What needs to be done: Each line from the one containing "Write a Python" through the one containing "cap = 0.028" must be echoed exactly, endpoints included, and every other line omitted.

Listed records:
** START **

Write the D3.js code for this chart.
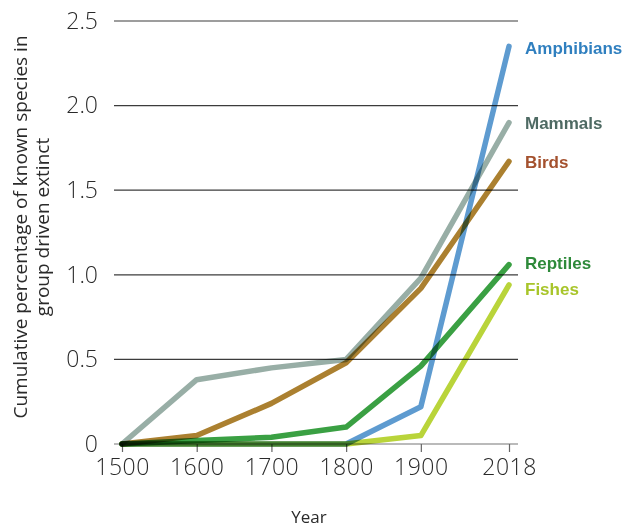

** END **
** START **

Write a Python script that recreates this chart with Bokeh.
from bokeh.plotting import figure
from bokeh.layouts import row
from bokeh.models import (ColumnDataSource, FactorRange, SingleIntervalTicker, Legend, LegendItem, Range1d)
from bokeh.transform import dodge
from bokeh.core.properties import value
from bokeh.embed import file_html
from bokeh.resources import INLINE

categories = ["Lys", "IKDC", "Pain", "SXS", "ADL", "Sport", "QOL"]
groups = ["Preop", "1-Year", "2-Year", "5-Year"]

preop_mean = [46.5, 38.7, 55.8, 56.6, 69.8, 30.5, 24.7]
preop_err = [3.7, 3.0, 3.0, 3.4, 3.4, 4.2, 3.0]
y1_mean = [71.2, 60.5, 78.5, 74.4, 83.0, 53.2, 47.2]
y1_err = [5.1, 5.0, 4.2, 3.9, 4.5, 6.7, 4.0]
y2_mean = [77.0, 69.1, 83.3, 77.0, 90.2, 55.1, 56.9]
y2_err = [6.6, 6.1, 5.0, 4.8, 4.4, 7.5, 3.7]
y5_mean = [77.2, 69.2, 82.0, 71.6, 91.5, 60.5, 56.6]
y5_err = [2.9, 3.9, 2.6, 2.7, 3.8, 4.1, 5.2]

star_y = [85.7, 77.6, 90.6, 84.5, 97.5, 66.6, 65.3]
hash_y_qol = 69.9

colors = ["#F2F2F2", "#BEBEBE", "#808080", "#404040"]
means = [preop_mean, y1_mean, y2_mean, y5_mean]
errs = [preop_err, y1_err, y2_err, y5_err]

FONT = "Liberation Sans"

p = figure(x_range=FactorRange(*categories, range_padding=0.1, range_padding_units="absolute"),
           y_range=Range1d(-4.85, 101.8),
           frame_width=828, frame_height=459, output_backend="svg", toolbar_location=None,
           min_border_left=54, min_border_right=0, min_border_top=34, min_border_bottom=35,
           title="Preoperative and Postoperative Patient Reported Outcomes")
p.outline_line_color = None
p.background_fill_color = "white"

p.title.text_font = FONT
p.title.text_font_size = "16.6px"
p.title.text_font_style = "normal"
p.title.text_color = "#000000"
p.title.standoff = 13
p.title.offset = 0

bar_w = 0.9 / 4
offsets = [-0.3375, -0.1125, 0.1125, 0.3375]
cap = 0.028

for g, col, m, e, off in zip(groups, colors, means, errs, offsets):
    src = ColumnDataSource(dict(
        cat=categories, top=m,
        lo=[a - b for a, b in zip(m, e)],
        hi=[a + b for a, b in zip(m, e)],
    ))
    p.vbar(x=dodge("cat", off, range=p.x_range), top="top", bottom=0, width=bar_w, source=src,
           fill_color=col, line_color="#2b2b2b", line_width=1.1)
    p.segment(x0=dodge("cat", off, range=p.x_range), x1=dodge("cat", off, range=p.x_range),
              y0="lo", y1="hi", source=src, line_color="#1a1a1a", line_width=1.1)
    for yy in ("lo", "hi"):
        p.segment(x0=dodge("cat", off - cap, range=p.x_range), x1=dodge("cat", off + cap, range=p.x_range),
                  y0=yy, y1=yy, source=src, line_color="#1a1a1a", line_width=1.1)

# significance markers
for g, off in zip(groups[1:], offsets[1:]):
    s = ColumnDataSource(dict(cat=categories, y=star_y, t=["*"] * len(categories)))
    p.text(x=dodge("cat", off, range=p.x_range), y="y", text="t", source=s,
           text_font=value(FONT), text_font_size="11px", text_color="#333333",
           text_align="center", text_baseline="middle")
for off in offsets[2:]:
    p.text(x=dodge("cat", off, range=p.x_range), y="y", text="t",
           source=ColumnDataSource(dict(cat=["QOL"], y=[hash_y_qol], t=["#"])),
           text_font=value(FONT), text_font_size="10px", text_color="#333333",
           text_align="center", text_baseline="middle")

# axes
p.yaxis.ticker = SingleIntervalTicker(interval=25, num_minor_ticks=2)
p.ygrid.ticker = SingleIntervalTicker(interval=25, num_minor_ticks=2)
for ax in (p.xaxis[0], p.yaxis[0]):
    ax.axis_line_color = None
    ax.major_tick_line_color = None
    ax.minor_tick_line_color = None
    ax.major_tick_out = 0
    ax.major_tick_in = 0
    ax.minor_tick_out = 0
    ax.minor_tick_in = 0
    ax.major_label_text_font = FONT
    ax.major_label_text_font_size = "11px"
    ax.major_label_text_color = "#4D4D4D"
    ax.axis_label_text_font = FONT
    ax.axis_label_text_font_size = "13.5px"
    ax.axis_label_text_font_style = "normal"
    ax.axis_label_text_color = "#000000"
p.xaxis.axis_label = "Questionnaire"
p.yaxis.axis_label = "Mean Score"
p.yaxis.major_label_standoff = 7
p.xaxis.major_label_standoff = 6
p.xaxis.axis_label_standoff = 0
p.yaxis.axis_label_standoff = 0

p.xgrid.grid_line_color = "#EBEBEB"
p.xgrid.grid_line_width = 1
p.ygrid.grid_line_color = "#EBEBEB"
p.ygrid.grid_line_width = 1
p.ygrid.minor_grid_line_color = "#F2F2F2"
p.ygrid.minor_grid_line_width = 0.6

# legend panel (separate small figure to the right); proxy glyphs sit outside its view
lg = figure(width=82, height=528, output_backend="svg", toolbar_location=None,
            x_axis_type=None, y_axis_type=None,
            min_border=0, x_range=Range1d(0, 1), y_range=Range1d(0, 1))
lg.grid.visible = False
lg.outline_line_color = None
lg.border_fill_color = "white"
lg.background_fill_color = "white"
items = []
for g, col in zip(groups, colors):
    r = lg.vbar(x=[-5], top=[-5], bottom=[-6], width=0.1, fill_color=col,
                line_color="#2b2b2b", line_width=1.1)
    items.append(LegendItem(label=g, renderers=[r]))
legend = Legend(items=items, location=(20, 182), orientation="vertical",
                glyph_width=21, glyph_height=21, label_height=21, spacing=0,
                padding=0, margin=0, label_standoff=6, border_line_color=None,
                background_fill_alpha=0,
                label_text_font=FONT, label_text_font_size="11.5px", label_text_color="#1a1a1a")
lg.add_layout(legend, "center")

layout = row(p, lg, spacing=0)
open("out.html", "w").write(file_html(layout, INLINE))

** END **
** START **

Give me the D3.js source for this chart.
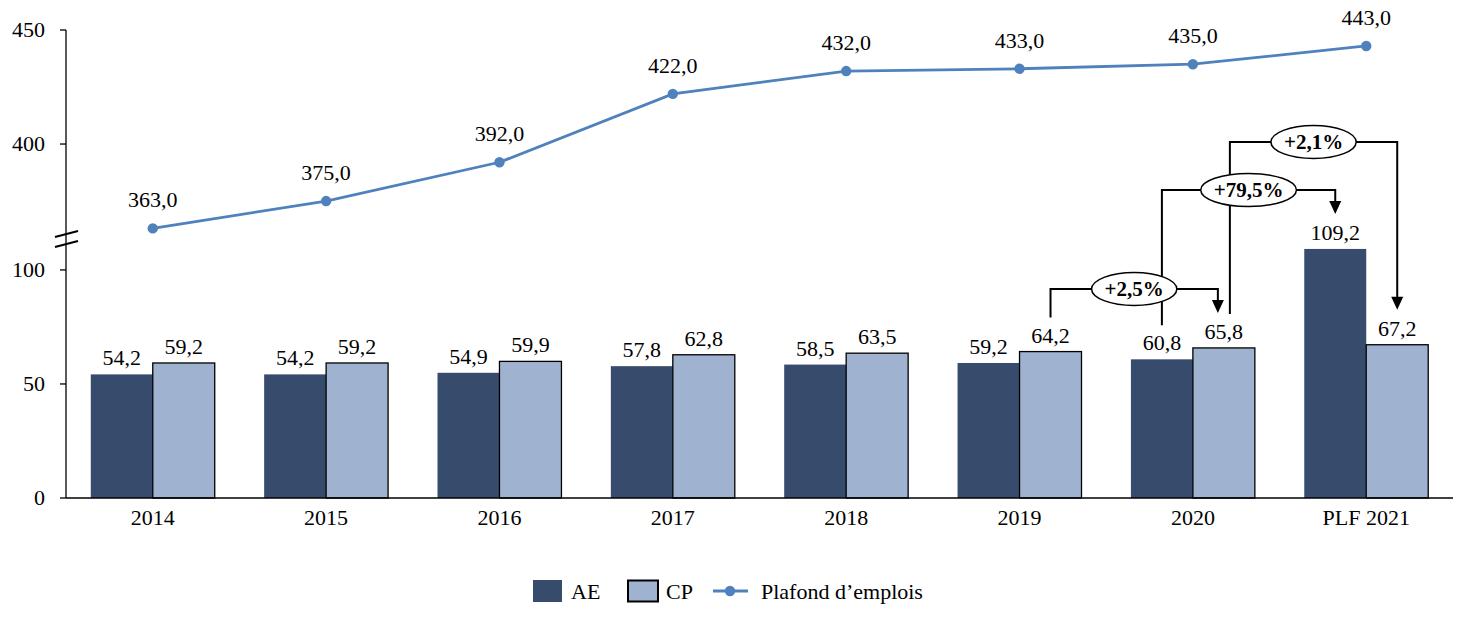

** END **

Solution to this problem:
Write a Python script that recreates this chart with Bokeh.
from bokeh.plotting import figure
from bokeh.layouts import row
from bokeh.models import (ColumnDataSource, FactorRange, SingleIntervalTicker, Legend, LegendItem, Range1d)
from bokeh.transform import dodge
from bokeh.core.properties import value
from bokeh.embed import file_html
from bokeh.resources import INLINE

categories = ["Lys", "IKDC", "Pain", "SXS", "ADL", "Sport", "QOL"]
groups = ["Preop", "1-Year", "2-Year", "5-Year"]

preop_mean = [46.5, 38.7, 55.8, 56.6, 69.8, 30.5, 24.7]
preop_err = [3.7, 3.0, 3.0, 3.4, 3.4, 4.2, 3.0]
y1_mean = [71.2, 60.5, 78.5, 74.4, 83.0, 53.2, 47.2]
y1_err = [5.1, 5.0, 4.2, 3.9, 4.5, 6.7, 4.0]
y2_mean = [77.0, 69.1, 83.3, 77.0, 90.2, 55.1, 56.9]
y2_err = [6.6, 6.1, 5.0, 4.8, 4.4, 7.5, 3.7]
y5_mean = [77.2, 69.2, 82.0, 71.6, 91.5, 60.5, 56.6]
y5_err = [2.9, 3.9, 2.6, 2.7, 3.8, 4.1, 5.2]

star_y = [85.7, 77.6, 90.6, 84.5, 97.5, 66.6, 65.3]
hash_y_qol = 69.9

colors = ["#F2F2F2", "#BEBEBE", "#808080", "#404040"]
means = [preop_mean, y1_mean, y2_mean, y5_mean]
errs = [preop_err, y1_err, y2_err, y5_err]

FONT = "Liberation Sans"

p = figure(x_range=FactorRange(*categories, range_padding=0.1, range_padding_units="absolute"),
           y_range=Range1d(-4.85, 101.8),
           frame_width=828, frame_height=459, output_backend="svg", toolbar_location=None,
           min_border_left=54, min_border_right=0, min_border_top=34, min_border_bottom=35,
           title="Preoperative and Postoperative Patient Reported Outcomes")
p.outline_line_color = None
p.background_fill_color = "white"

p.title.text_font = FONT
p.title.text_font_size = "16.6px"
p.title.text_font_style = "normal"
p.title.text_color = "#000000"
p.title.standoff = 13
p.title.offset = 0

bar_w = 0.9 / 4
offsets = [-0.3375, -0.1125, 0.1125, 0.3375]
cap = 0.028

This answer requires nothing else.